• **Directions**:
Omit the pictures and print exactly the lines of the listing below, starting at the first and ending at the line containing "import pandas as pd".

• **Given material**:

■ ■ ■

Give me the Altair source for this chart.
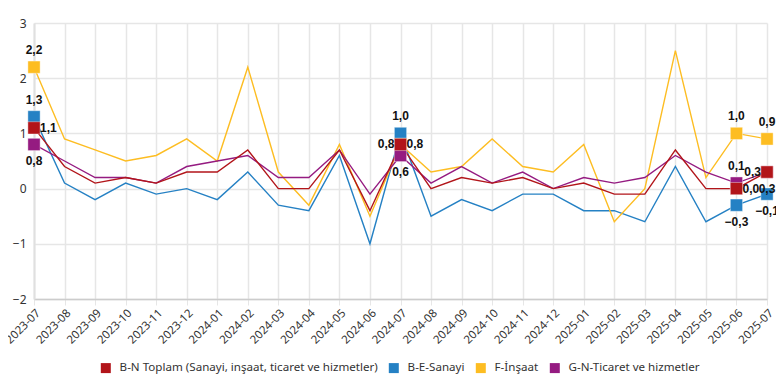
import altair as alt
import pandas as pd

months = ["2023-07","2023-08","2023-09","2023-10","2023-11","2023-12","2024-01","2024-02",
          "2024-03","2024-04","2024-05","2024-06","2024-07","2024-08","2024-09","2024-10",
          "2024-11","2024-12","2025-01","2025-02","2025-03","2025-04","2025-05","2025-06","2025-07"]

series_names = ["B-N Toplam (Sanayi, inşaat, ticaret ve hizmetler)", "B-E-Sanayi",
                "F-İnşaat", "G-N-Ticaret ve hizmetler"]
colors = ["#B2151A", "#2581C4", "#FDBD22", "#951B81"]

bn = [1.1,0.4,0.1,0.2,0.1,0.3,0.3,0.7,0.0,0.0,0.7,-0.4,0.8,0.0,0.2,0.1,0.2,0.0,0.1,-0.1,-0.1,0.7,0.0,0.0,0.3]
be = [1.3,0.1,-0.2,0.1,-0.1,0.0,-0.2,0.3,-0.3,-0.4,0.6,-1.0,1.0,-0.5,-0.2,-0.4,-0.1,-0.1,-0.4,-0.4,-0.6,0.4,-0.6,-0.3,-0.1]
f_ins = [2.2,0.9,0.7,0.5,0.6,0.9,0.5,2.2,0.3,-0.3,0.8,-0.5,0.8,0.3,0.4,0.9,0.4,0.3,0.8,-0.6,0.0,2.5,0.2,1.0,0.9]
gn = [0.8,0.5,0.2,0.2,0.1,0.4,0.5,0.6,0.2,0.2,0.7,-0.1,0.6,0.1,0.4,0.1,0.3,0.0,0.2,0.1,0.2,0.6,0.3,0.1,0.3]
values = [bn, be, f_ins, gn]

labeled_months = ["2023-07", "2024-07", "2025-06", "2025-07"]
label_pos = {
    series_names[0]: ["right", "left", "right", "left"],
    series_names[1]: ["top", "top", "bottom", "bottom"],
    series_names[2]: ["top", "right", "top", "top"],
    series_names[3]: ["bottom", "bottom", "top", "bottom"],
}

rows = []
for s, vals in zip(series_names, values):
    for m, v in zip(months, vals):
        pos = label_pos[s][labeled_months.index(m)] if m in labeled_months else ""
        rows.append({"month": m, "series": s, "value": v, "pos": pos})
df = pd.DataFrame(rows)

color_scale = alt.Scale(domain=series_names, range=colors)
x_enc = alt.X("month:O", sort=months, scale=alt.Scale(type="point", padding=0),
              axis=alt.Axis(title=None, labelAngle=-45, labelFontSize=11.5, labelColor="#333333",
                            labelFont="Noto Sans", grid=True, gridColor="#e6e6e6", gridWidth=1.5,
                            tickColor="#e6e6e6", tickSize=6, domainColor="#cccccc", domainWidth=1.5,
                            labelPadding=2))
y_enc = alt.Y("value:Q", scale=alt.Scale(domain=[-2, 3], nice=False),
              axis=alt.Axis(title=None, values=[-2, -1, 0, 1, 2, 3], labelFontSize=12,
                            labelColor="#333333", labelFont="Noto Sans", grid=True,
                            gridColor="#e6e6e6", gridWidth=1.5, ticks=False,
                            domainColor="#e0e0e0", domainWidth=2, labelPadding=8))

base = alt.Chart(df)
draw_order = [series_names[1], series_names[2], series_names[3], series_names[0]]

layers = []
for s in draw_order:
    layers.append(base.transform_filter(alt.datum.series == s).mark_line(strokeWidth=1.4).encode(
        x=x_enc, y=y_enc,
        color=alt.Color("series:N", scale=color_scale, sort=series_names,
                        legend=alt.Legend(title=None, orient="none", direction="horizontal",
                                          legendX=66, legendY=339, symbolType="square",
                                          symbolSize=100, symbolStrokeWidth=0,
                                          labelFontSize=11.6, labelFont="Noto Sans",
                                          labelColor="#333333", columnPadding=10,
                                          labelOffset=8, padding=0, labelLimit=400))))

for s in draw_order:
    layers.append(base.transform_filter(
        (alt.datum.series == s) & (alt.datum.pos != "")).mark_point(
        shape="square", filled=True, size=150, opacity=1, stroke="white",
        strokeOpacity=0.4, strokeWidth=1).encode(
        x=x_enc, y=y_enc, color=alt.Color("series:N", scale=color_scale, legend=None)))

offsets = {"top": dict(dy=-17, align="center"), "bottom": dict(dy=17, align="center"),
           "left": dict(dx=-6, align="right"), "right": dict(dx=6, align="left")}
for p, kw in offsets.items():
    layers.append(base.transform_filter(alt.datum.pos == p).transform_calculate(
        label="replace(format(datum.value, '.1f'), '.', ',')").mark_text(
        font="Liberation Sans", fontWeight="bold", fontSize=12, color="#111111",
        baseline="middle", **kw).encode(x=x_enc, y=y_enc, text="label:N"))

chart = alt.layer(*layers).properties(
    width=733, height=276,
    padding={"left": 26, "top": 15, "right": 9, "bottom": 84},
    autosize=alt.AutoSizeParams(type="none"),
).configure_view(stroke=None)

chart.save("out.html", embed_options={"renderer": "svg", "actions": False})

■ ■ ■

• **Solution to the problem**:
Give me the Altair source for this chart.
import altair as alt
import pandas as pd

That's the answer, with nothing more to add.